◆ GIVEN PROBLEM
Leaving out the pictures, retype the lines from the beginning of the listing through the line containing "var yMinor = [1500, 2500, 3500, 4500, 5500, 6500];".

◆ DATA SECTION
____

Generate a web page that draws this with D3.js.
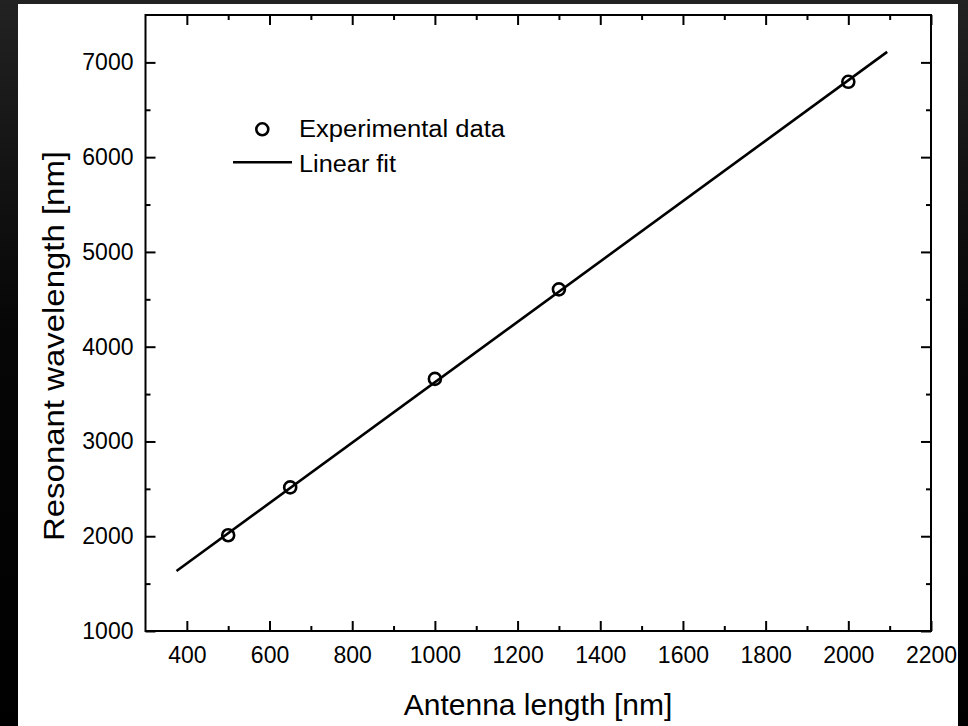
<!DOCTYPE html>
<html>
<head>
<meta charset="utf-8">
<script src="https://cdn.jsdelivr.net/npm/d3@7"></script>
<style>
  html, body { margin: 0; padding: 0; background: #000; }
  svg { display: block; font-family: "Liberation Sans", Arial, sans-serif; }
</style>
</head>
<body>
<div id="chart"></div>
<script>
var width = 968, height = 726;

// data
var antennaLength = [500, 650, 1000, 1300, 2000];
var wavelength = [2010, 2515, 3660, 4605, 6795];
var fitLength = [375, 2094];
var fitWavelength = [1633, 7111];

var xTicks = [400, 600, 800, 1000, 1200, 1400, 1600, 1800, 2000, 2200];
var xMinor = [500, 700, 900, 1100, 1300, 1500, 1700, 1900, 2100];
var yTicks = [1000, 2000, 3000, 4000, 5000, 6000, 7000];
var yMinor = [1500, 2500, 3500, 4500, 5500, 6500];

var legendLabels = ["Experimental data", "Linear fit"];

var box = {left: 145.5, right: 931, top: 15, bottom: 631};

var svg = d3.select("#chart").append("svg")
  .attr("width", width)
  .attr("height", height);

var defs = svg.append("defs");
var grad = defs.append("linearGradient")
  .attr("id", "bg").attr("x1", 0).attr("y1", 0).attr("x2", 0).attr("y2", 1);
grad.append("stop").attr("offset", "0%").attr("stop-color", "#222");
grad.append("stop").attr("offset", "45%").attr("stop-color", "#060606");
grad.append("stop").attr("offset", "100%").attr("stop-color", "#000");

svg.append("rect").attr("width", width).attr("height", height).attr("fill", "url(#bg)");
svg.append("rect")
  .attr("x", 18).attr("y", 4)
  .attr("width", 940).attr("height", height - 4)
  .attr("fill", "#fff");

var x = d3.scaleLinear().domain([300, 2200]).range([box.left, box.right]);
var y = d3.scaleLinear().domain([1000, 7500]).range([box.bottom, box.top]);

function styleAxis(g) {
  g.select(".domain").remove();
  g.selectAll(".tick line").attr("stroke", "#000").attr("stroke-width", 2);
  g.selectAll(".tick text")
    .attr("fill", "#000")
    .style("font-size", "23px")
    .style("font-family", "'Liberation Sans', Arial, sans-serif");
}

// major ticks, pointing inward
svg.append("g")
  .attr("transform", "translate(0," + box.bottom + ")")
  .call(d3.axisBottom(x).tickValues(xTicks).tickFormat(d3.format("d")).tickSizeInner(-10).tickSizeOuter(0).tickPadding(16))
  .call(styleAxis);
svg.append("g")
  .attr("transform", "translate(0," + box.bottom + ")")
  .call(d3.axisBottom(x).tickValues(xMinor).tickFormat("").tickSizeInner(-5).tickSizeOuter(0))
  .call(styleAxis);
svg.append("g")
  .attr("transform", "translate(0," + box.top + ")")
  .call(d3.axisTop(x).tickValues(xTicks).tickFormat("").tickSizeInner(-10).tickSizeOuter(0))
  .call(styleAxis);
svg.append("g")
  .attr("transform", "translate(0," + box.top + ")")
  .call(d3.axisTop(x).tickValues(xMinor).tickFormat("").tickSizeInner(-5).tickSizeOuter(0))
  .call(styleAxis);

svg.append("g")
  .attr("transform", "translate(" + box.left + ",0)")
  .call(d3.axisLeft(y).tickValues(yTicks).tickFormat(d3.format("d")).tickSizeInner(-10).tickSizeOuter(0).tickPadding(12))
  .call(styleAxis);
svg.append("g")
  .attr("transform", "translate(" + box.left + ",0)")
  .call(d3.axisLeft(y).tickValues(yMinor).tickFormat("").tickSizeInner(-5).tickSizeOuter(0))
  .call(styleAxis);
svg.append("g")
  .attr("transform", "translate(" + box.right + ",0)")
  .call(d3.axisRight(y).tickValues(yTicks).tickFormat("").tickSizeInner(-10).tickSizeOuter(0))
  .call(styleAxis);
svg.append("g")
  .attr("transform", "translate(" + box.right + ",0)")
  .call(d3.axisRight(y).tickValues(yMinor).tickFormat("").tickSizeInner(-5).tickSizeOuter(0))
  .call(styleAxis);

// frame
svg.append("rect")
  .attr("x", box.left).attr("y", box.top)
  .attr("width", box.right - box.left).attr("height", box.bottom - box.top)
  .attr("fill", "none").attr("stroke", "#000").attr("stroke-width", 2);

// linear fit
var fitPts = fitLength.map(function (d, i) { return [d, fitWavelength[i]]; });
svg.append("path")
  .datum(fitPts)
  .attr("d", d3.line().x(function (d) { return x(d[0]); }).y(function (d) { return y(d[1]); }))
  .attr("fill", "none")
  .attr("stroke", "#000")
  .attr("stroke-width", 2.6);

// experimental points
svg.append("g")
  .selectAll("circle")
  .data(antennaLength)
  .enter()
  .append("circle")
    .attr("cx", function (d) { return x(d); })
    .attr("cy", function (d, i) { return y(wavelength[i]); })
    .attr("r", 6)
    .attr("fill", "none")
    .attr("stroke", "#000")
    .attr("stroke-width", 2.6);

// legend
var legend = svg.append("g");
legend.append("circle")
  .attr("cx", 262.3).attr("cy", 129.3).attr("r", 6)
  .attr("fill", "none").attr("stroke", "#000").attr("stroke-width", 2.6);
legend.append("line")
  .attr("x1", 233).attr("x2", 292).attr("y1", 162.3).attr("y2", 162.3)
  .attr("stroke", "#000").attr("stroke-width", 2.6);
legend.append("text")
  .attr("x", 299).attr("y", 137)
  .attr("textLength", 206).attr("lengthAdjust", "spacingAndGlyphs")
  .style("font-size", "23px")
  .text(legendLabels[0]);
legend.append("text")
  .attr("x", 299).attr("y", 172)
  .attr("textLength", 97).attr("lengthAdjust", "spacingAndGlyphs")
  .style("font-size", "23px")
  .text(legendLabels[1]);

// axis titles
svg.append("text")
  .attr("x", 538).attr("y", 715)
  .attr("text-anchor", "middle")
  .style("font-size", "30px")
  .text("Antenna length [nm]");
svg.append("text")
  .attr("transform", "translate(63.5,346) rotate(-90)")
  .attr("text-anchor", "middle")
  .attr("textLength", 390).attr("lengthAdjust", "spacingAndGlyphs")
  .style("font-size", "30px")
  .text("Resonant wavelength [nm]");
</script>
</body>
</html>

____

◆ COMPLETED TASK
Generate a web page that draws this with D3.js.
<!DOCTYPE html>
<html>
<head>
<meta charset="utf-8">
<script src="https://cdn.jsdelivr.net/npm/d3@7"></script>
<style>
  html, body { margin: 0; padding: 0; background: #000; }
  svg { display: block; font-family: "Liberation Sans", Arial, sans-serif; }
</style>
</head>
<body>
<div id="chart"></div>
<script>
var width = 968, height = 726;

// data
var antennaLength = [500, 650, 1000, 1300, 2000];
var wavelength = [2010, 2515, 3660, 4605, 6795];
var fitLength = [375, 2094];
var fitWavelength = [1633, 7111];

var xTicks = [400, 600, 800, 1000, 1200, 1400, 1600, 1800, 2000, 2200];
var xMinor = [500, 700, 900, 1100, 1300, 1500, 1700, 1900, 2100];
var yTicks = [1000, 2000, 3000, 4000, 5000, 6000, 7000];
var yMinor = [1500, 2500, 3500, 4500, 5500, 6500];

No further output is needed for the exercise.